The Federal Reserve has defied a string of weak inflation figures as it lifted short-term rates by another quarter point and set out detailed plans for paring back the size of its balance sheet later this year.
Fed chair Janet Yellen and her colleagues boosted the target range for the federal funds rate of 1 to 1.25 per cent on Wednesday, reiterating that they expect inflation to return to target but stressing they are watching low inflation numbers “closely” after a series of disappointing readings.
Fed policymakers stuck with forecasts pointing to further rate increases in the coming years, including a further quarter-point increase by the end of 2017.

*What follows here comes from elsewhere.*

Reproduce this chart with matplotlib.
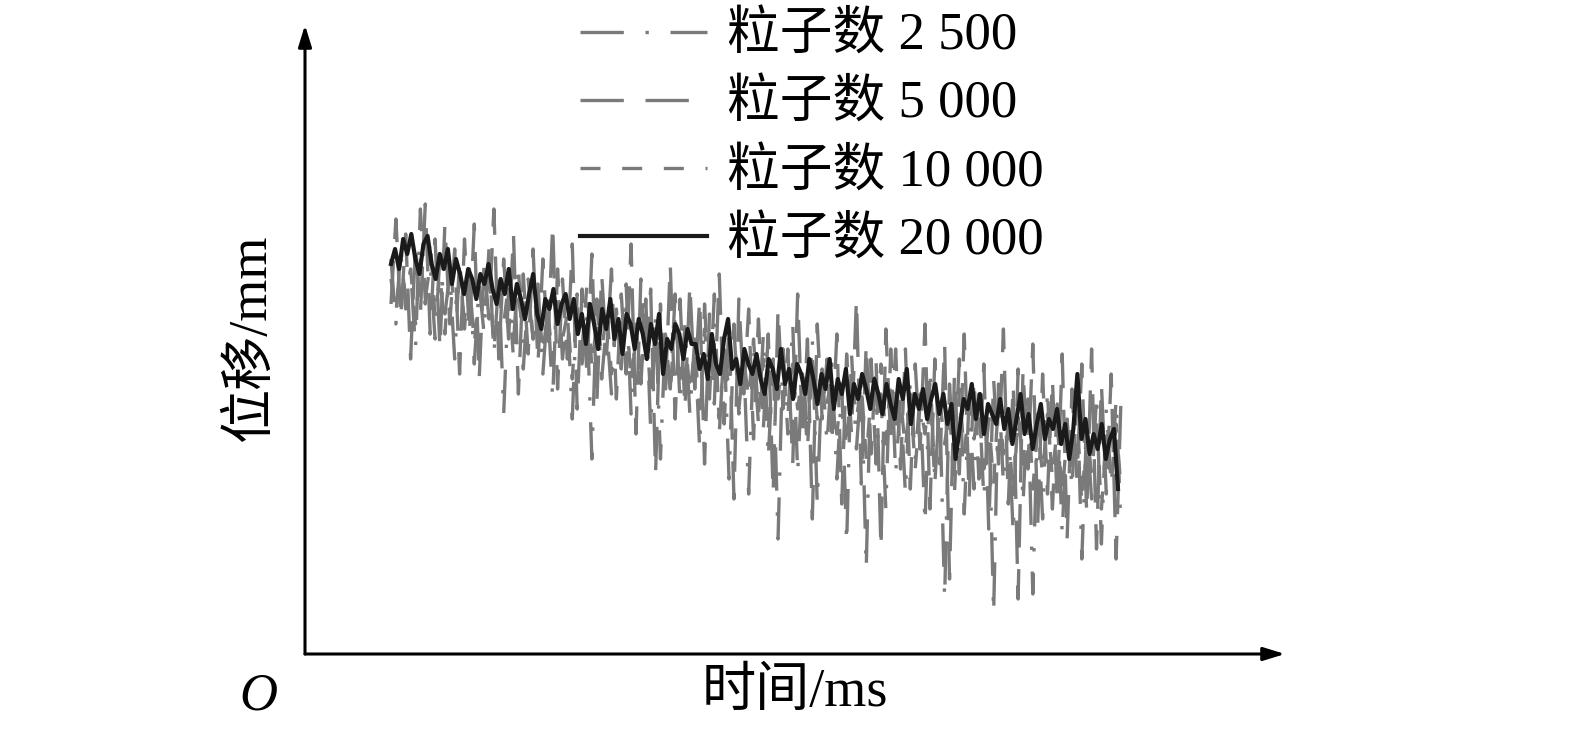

For the first time the Fed’s post-meeting statement confirmed that policymakers expect to begin a “normalisation” programme that will reduce the size of a balance sheet that was swollen during crisis-era interventions. In a separate document the Fed for the first time gave detailed figures for how it plans to phase out reinvestments of the proceeds of maturing securities on its $4.5 trillion (€3.7 trillion) balance sheet.
Vote of confidence
The Fed’s decision is a vote of confidence in its own core message that soggy inflation will be a temporary phenomenon given the strength of the jobs market, where steady hiring has driven the jobless rate down to 4.3 per cent. It comes despite official figures earlier on Wednesday that showed the year-on-year rate of core consumer price inflation, an alternative measure to the Fed’s preferred gauge, receded to 1.7 per cent in May, below expectations for a 1.9 per cent advance.
The pattern of poor core inflation readings has convinced some traders the Fed is misreading the health of the economy, and Neel Kashkari, president of the Federal Reserve Bank of Minneapolis, dissented from the decision to lift rates.
In a nod to worries about low inflation, the post-meeting statement said the committee “is monitoring inflation developments closely” as it noted year-on-year inflation had “declined recently”. But the Fed also dropped previous language signalling it was closely watching overseas and markets developments, signalling more optimism about the global outlook.